SharePoint 2013 Logo

SharePoint Server 2013 Issue: AppFabric Distributed Cache Service Crashes

Recently, I set up a SharePoint Server 2013 farm for a client. It is a small 3-server farm setup consisting of one web front end server, one application server, and one database server. After the installation completed successfully, there was a problem with AppFabric Distributed Cache Service. The service couldn’t start either automatically or manually. The service kept crashing. There were several error messages on the event logs and the ULS logs:

Microsoft.Fabric.Common.OperationCompletedException: Operation completed with an exception —> System.TimeoutException: The operation has timed out.

AppFabricCachingService.CrashMicrosoft.ApplicationServer.Caching.DataCacheException: ErrorCode<ERRService0001>:SubStatus<ES0001>:Service initialization failed. No user action required.

I have tried reinstalling the service, the farm, and even the whole SharePoint software but the problem persisted. To give some context the following is the server and farm setup:

Virtualization Yes, all 3 farm servers are virtual machines
Virtualization Software VMware ESX 4.1
Operating System Windows Server 2008 R2 SP1
SharePoint SharePoint Server 2013 RTM
SQL Server SQL Server 2008 R2 SP1

This issue didn’t happen on other environment, so it could be unique to the hardware or the virtualization system.

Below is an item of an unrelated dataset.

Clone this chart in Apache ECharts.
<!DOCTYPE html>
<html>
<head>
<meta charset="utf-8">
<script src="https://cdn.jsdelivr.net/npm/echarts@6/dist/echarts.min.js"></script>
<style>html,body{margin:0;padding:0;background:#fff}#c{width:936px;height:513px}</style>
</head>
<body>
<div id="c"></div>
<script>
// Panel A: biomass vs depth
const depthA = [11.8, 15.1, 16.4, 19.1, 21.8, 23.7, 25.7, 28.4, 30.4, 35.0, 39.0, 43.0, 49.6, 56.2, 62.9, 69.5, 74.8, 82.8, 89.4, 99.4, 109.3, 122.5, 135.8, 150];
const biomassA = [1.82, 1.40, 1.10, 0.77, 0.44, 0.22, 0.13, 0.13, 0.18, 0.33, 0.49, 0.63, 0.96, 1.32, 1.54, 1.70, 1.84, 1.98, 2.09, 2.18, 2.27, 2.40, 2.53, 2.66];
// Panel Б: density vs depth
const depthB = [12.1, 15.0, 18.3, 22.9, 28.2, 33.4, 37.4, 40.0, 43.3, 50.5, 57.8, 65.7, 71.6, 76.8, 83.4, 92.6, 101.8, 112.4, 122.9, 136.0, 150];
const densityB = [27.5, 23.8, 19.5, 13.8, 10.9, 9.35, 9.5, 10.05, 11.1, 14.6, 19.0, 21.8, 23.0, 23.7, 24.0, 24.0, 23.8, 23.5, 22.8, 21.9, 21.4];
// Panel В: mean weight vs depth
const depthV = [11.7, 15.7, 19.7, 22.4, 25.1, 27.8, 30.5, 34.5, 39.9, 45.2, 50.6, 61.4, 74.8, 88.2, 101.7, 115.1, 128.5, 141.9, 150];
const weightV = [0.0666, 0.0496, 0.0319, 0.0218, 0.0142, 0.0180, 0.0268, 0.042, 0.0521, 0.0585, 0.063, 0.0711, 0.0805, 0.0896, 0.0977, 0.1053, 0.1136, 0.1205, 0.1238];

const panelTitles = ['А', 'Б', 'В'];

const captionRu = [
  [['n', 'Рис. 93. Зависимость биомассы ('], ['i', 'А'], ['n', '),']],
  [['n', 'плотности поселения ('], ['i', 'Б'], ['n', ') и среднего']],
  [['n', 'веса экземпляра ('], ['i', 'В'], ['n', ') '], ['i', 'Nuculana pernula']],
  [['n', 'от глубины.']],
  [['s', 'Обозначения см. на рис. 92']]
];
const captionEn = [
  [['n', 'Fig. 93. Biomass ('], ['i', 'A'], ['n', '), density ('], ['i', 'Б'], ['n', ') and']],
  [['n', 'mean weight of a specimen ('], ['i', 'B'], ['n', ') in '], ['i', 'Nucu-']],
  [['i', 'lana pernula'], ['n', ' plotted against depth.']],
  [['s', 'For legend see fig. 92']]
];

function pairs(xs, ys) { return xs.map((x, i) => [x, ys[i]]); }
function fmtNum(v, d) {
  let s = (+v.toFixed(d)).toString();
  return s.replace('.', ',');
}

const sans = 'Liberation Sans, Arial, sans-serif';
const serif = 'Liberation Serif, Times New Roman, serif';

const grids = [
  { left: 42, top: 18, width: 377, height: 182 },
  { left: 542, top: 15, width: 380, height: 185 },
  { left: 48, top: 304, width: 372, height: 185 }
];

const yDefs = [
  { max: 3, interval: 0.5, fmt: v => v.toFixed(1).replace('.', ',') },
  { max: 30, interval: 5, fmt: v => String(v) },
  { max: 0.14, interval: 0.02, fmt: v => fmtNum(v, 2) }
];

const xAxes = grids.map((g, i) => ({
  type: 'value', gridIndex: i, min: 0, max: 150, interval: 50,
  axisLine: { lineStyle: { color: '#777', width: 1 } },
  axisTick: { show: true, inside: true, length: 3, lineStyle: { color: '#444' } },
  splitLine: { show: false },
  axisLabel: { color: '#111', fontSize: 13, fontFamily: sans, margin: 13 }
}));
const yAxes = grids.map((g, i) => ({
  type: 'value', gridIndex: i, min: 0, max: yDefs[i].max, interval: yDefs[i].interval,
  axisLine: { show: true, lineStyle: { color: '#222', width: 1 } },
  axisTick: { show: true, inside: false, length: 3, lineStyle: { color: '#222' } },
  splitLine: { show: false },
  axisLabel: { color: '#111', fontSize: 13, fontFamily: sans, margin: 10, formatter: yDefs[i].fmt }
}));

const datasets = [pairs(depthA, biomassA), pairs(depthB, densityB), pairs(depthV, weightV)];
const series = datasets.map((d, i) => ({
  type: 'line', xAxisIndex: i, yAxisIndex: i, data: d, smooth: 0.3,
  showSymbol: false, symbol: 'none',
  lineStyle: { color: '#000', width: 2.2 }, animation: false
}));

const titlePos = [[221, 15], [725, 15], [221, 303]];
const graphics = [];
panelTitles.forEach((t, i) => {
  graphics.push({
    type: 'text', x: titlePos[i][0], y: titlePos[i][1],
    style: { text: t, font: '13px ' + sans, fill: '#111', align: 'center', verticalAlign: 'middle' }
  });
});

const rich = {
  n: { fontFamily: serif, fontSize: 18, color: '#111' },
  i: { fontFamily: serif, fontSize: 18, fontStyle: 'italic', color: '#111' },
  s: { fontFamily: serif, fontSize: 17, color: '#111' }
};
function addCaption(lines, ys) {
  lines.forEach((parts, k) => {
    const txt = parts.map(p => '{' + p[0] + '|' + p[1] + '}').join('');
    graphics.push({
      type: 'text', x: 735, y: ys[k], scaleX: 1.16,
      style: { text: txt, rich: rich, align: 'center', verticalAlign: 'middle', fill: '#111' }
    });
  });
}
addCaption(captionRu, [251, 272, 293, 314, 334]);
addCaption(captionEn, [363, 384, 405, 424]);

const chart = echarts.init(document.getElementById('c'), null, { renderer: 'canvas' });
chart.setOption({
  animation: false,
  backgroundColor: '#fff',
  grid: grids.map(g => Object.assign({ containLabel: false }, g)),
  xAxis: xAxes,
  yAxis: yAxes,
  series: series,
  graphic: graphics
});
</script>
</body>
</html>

After many sessions of troubleshooting with Microsoft Support, we managed to solve the issue with a workaround, by altering the default distributed cache service configuration and manually set a smaller cache size. Follow the steps to do it:

  1. Open SharePoint 2013 Management Shell as Administrator.
  2. Type Use-CacheCluster.
  3. Type Export-CacheClusterConfig .\afconfig.xml. You can change .\afconfig.xml to another location or filename if necessary.
  4. Open afconfig.xml with Notepad or any other text editor.
  5. Find and replace <dataCache size=”Medium”> to <dataCache size=”Small”>.
  6. Find and replace <caches partitionCount=”256″> to <caches partitionCount=”32″>.
  7. Save and close afconfig.xml.
  8. Go back to SharePoint 2013 Management Shell as Administrator.
  9. Type Stop-CacheCluster to ensure that AppFabric Distributed Cache Service is not running.
  10. Type Import-CacheClusterConfig .\afconfig.xml.
  11. Type Start-CacheCluster and ensure that all cache hosts are started.
  12. If the above command exits before all cache hosts are started (in starting condition), wait for a few minutes, then type Get-CacheHost.

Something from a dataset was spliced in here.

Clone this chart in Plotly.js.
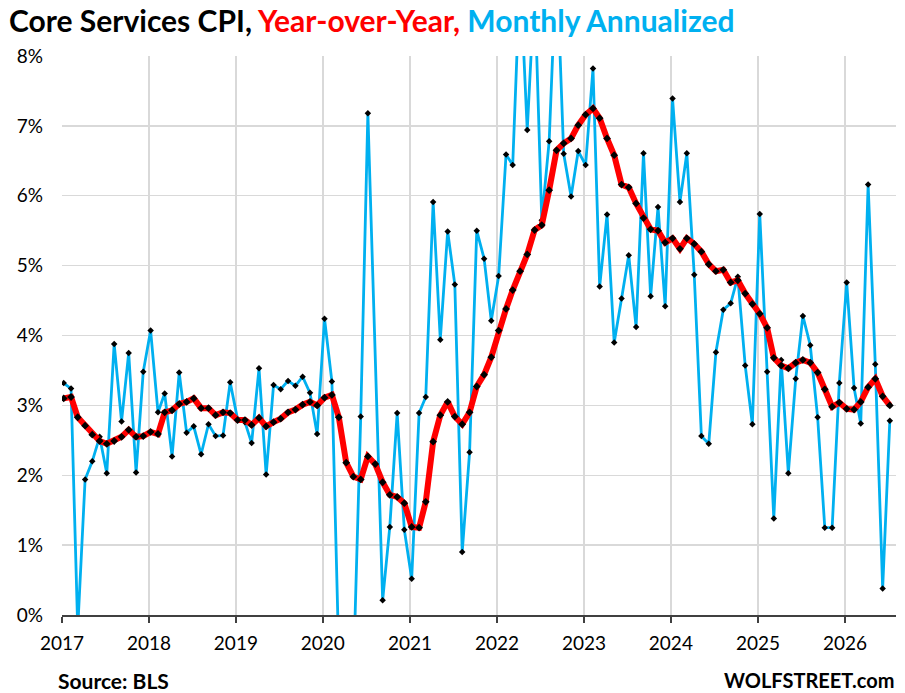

The above workaround solves the crashing issue of AppFabric Distributed Cache Service. What’s weird, though, after I reverted back the configuration to Medium dataCache size and 256 cache partitionCount, AppFabric Distributed Cache Service still runs happily. And I never found the root cause of the issue. But at least now the farm is up and running.

  • http://blog.philipp-riedel.de/ Philipp Riedel

    Hi Denni. I already followed your instructions, but I still receive the same exception. Do you have any other device? Event Viewer does not give any other help.

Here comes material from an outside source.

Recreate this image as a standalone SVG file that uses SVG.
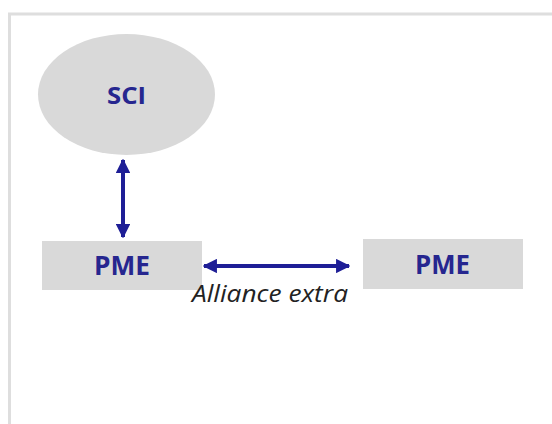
<svg xmlns="http://www.w3.org/2000/svg" width="552" height="424" viewBox="0 0 552 424">
<style>
.node{fill:#d9d9d9}
.lbl{font-family:"Open Sans","Liberation Sans",sans-serif;font-weight:bold;fill:#26268f;text-anchor:middle}
.conn{stroke:#1e1e96;stroke-width:4;fill:none}
.note{font-family:"Open Sans","Liberation Sans",sans-serif;font-style:italic;font-size:23px;fill:#222}
</style>
<defs>
<marker id="ah" viewBox="0 0 10 10" refX="9" refY="5" markerWidth="3.6" markerHeight="3.6" orient="auto-start-reverse" markerUnits="strokeWidth">
<path d="M0,0 L10,5 L0,10 z" fill="#1e1e96"/>
</marker>
</defs>
<rect x="0" y="0" width="552" height="424" fill="#fff"/>
<rect x="9.5" y="14" width="560" height="430" fill="#fff" stroke="#dedede" stroke-width="3"/>
<g id="sci">
<ellipse class="node" cx="126.5" cy="94.5" rx="88.5" ry="60.5"/>
<text class="lbl" x="126.5" y="104" font-size="24" textLength="39" lengthAdjust="spacingAndGlyphs">SCI</text>
</g>
<g id="pme1">
<rect class="node" x="42" y="241" width="160" height="49"/>
<text class="lbl" x="122" y="275" font-size="26" textLength="56" lengthAdjust="spacingAndGlyphs">PME</text>
</g>
<g id="pme2">
<rect class="node" x="363" y="239" width="160" height="50"/>
<text class="lbl" x="442.5" y="274" font-size="26" textLength="55" lengthAdjust="spacingAndGlyphs">PME</text>
</g>
<g id="connectors">
<line class="conn" x1="123" y1="160" x2="123" y2="237" marker-start="url(#ah)" marker-end="url(#ah)"/>
<line class="conn" x1="204" y1="266" x2="349" y2="266" marker-start="url(#ah)" marker-end="url(#ah)"/>
</g>
<text class="note" x="192" y="302" textLength="156" lengthAdjust="spacingAndGlyphs">Alliance extra</text>
</svg>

    • http://www.denniland.com/ Denni Gautama

      Hi Philipp, perhaps you can try to rebuild the cache cluster (remove and re-add the cache hosts). Jake’s suggestion can be useful too.

  • Jake N

    Thanks for this information – we have a similar setup and this seemed to work for us.

    Just to add, we renamed a host when rebuilding a Frontend and this service seemed to keep the old hostname (as well as add the new). Once we removed the old host in the XML file and re-imported the settings, the service came back up on all servers.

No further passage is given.